College Costs Are Up.... Again. Why Are People Still Paying?

It's that time of year again, when an article comes out revealing that college costs have risen... yet again.
What's amazing is that even with the economy in the dumps, thousands of recent graduates facing unemployment, young Americans actually taking to the street to protest student loan debt... people still keep applying to college. And new colleges keep popping up every day. Art schools like the New York Film Academyare making millions, with no proof that their costly degrees actually help grads find gainful employment. Many colleges throw as much money into advertising as GEICO or Apple. Credit cards for college students are a way to start getting young people into the debt habit while they are young.
College may be the very best business to be in. Colleges provide a mysterious product called an "education", that can cost almost a quarter of a million dollars or more, but only materializes in the form of a framed piece of paper called a diploma. The actual value and benefit of getting a degree is highly questionable. And yet people continue to line up to get accepted.
In that sense, colleges bear more resemblance to Studio 54 than a genuine place to get practical tools for real life. College is called "a right of passage", "the new high school diploma", and ultimately it is a status symbol at best and an ego trip at worst.
How many people actually call up a potential employer or temp agency before applying to school and say "I'm about to invest my life savings into this degree. Is that really necessary for me to get an entry level job in your field?"

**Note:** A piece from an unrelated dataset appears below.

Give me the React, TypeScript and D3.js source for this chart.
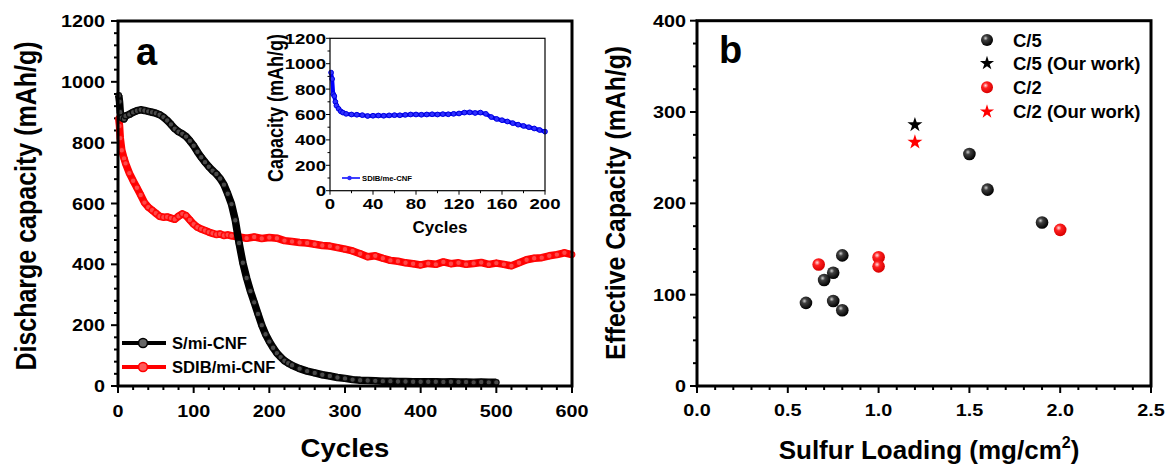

That's because people don't shop for education like they shop for vacuum cleaners or cars. It's not a practical investment, it's an emotional investment. Parents and high school kids are in a panic to go to college out of some fear that they will end up a bum without a degree. But then, after graduation, reality hits. They learn what the 30+ crowd has known for years: a degree is not essential, college doesn't teach practical skills for getting a job, and paying $100,000 to drink beer, get high, and have sex at frat parties is kind of a weird way to invest your money.